$\angle AFI =90$

Question

Let triangle $ABC$ inscribed $(O)$ and $(I)$ inscribed triangle $ABC$. $AH,ID$ are perpendicular to $BC$. $AI$ cuts $(O)$ at $E$. $DE$ cuts $(O)$ at $F$. $BC$ cuts $AF$ at $K$.

a) Prove that $A,I,K,H$ lie on one circle.

b) $EH$ cuts $(O)$ at $L$. $FL$ cuts $BC$ at $J$. Prove that tangent of $(O)$ from $F$ passes mid-point of $JK$

Here is what I try:

Because $A,I,K,H$ lie on one circle so I want to prove that $FIDK$ is cyclic.

So it lead to prove $\angle AFI =90$ which is my problem.

I need this a lots for my next day, thanks you for all your helps.

Answer 1

Comment , A, I,K,H are cyclic:

Draw circle $d_1$ passing point A, K and H, since $\angle AHK=90^o$ then AK is the diameter of the circle $d_1$. Now we have to show $\angle AIK=90^o$. For this we connect E to K and joint midpoint N of AK to mid point M of KE, we have $MN||AE$. KI is common chord of two circles $d_1$ and $c_1$, so $MN\bot KI$ which results in $AE\bot KI$ which means $\angle AIK=90^o$

Answer 2

Let $M,N$ be the two other tangent points to the incircle of triangle $ABC$. Draw the circle with diameter $AI$, call it $\omega$. Notice that $\omega$ passes through $M,N$ because $\angle AMI = \angle ANI = 90^{\circ}$.

We show that $F$ lies on $\omega$ and that should imply $\angle AFI=90^\circ$ as you want.

Connect $FB, FC, FM, FN$. Notice since $FD$ bisects $\angle BFC$, we have ${FB\over BD} = {FC\over CD}$. Also since $BM=BD$ and $CN=CD$ we have

$${FB\over BM} = {FC\over CN} \tag{1}$$

Also since $\angle FBA = \angle FCA$ we have

$$\angle FBM = \angle FCN \tag{2}$$

Equations (1) and (2) imply $\triangle FBM$ and $\triangle FCN$ are similar.

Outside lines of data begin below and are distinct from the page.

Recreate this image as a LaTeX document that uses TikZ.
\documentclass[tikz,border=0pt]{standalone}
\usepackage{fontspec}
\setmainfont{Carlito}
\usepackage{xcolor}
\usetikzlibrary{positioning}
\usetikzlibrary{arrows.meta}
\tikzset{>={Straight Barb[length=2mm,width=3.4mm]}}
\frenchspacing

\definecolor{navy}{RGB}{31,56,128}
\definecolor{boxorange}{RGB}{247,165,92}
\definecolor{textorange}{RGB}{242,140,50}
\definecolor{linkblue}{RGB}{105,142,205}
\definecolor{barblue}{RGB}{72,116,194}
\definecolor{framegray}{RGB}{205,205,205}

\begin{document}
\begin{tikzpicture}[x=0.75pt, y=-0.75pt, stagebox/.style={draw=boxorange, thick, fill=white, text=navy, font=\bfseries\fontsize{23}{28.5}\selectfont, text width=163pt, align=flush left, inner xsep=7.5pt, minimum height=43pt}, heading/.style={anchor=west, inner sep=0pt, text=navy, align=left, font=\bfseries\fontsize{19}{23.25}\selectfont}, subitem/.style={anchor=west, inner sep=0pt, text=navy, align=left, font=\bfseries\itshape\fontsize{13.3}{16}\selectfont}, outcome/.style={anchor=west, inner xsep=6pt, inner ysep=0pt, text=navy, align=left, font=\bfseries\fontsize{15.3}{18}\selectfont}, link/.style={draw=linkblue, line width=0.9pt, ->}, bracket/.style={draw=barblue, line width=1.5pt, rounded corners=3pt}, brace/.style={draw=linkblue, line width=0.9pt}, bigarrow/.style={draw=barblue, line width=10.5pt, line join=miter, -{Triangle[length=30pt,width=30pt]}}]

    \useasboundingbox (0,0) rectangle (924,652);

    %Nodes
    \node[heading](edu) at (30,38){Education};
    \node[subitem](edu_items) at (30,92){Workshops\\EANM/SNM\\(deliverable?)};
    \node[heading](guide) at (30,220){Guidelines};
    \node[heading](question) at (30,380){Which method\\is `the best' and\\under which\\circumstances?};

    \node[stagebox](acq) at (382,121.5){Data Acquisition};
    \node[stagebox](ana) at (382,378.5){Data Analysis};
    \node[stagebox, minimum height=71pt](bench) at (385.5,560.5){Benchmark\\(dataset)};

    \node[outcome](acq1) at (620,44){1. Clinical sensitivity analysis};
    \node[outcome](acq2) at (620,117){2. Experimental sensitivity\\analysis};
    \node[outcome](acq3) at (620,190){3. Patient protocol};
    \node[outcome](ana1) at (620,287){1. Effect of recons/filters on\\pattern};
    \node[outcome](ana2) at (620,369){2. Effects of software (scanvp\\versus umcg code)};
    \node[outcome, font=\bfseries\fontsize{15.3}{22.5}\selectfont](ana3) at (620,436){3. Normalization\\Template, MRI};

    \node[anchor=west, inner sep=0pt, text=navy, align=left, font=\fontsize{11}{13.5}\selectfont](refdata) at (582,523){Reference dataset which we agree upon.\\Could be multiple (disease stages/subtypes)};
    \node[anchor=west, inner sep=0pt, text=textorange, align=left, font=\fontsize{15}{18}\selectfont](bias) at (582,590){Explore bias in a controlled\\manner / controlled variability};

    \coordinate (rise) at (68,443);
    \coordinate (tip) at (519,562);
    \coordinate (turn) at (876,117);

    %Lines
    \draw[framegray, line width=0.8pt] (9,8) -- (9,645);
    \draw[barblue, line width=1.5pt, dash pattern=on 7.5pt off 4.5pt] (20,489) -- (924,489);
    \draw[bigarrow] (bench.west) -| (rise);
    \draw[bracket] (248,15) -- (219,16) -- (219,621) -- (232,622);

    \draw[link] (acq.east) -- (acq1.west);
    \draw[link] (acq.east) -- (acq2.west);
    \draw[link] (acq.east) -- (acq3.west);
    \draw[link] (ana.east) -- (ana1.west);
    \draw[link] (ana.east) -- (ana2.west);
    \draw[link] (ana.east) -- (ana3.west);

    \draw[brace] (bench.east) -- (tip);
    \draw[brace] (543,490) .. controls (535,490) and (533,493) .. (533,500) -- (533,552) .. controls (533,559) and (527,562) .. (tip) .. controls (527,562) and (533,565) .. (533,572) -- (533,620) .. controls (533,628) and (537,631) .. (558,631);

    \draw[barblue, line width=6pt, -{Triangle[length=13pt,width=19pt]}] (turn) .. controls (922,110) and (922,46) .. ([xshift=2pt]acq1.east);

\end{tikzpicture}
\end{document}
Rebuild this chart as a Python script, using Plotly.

The following angle chasing leads to,

$$\angle BFM = \angle CFN \implies \angle MFN = \angle BFC = \angle BAC = \angle MAN$$

And this implies $A,F,M,$ and $N$ are concyclic, which means point $F$ lies on $\omega$.

$\underline{\text{Disclaimer}}:\enspace$ this idea of proving does not originate from myself, but from the author of this question (on the OP's partial work):Prove that $P=RA'\cap EF$, then $DP\perp EF$.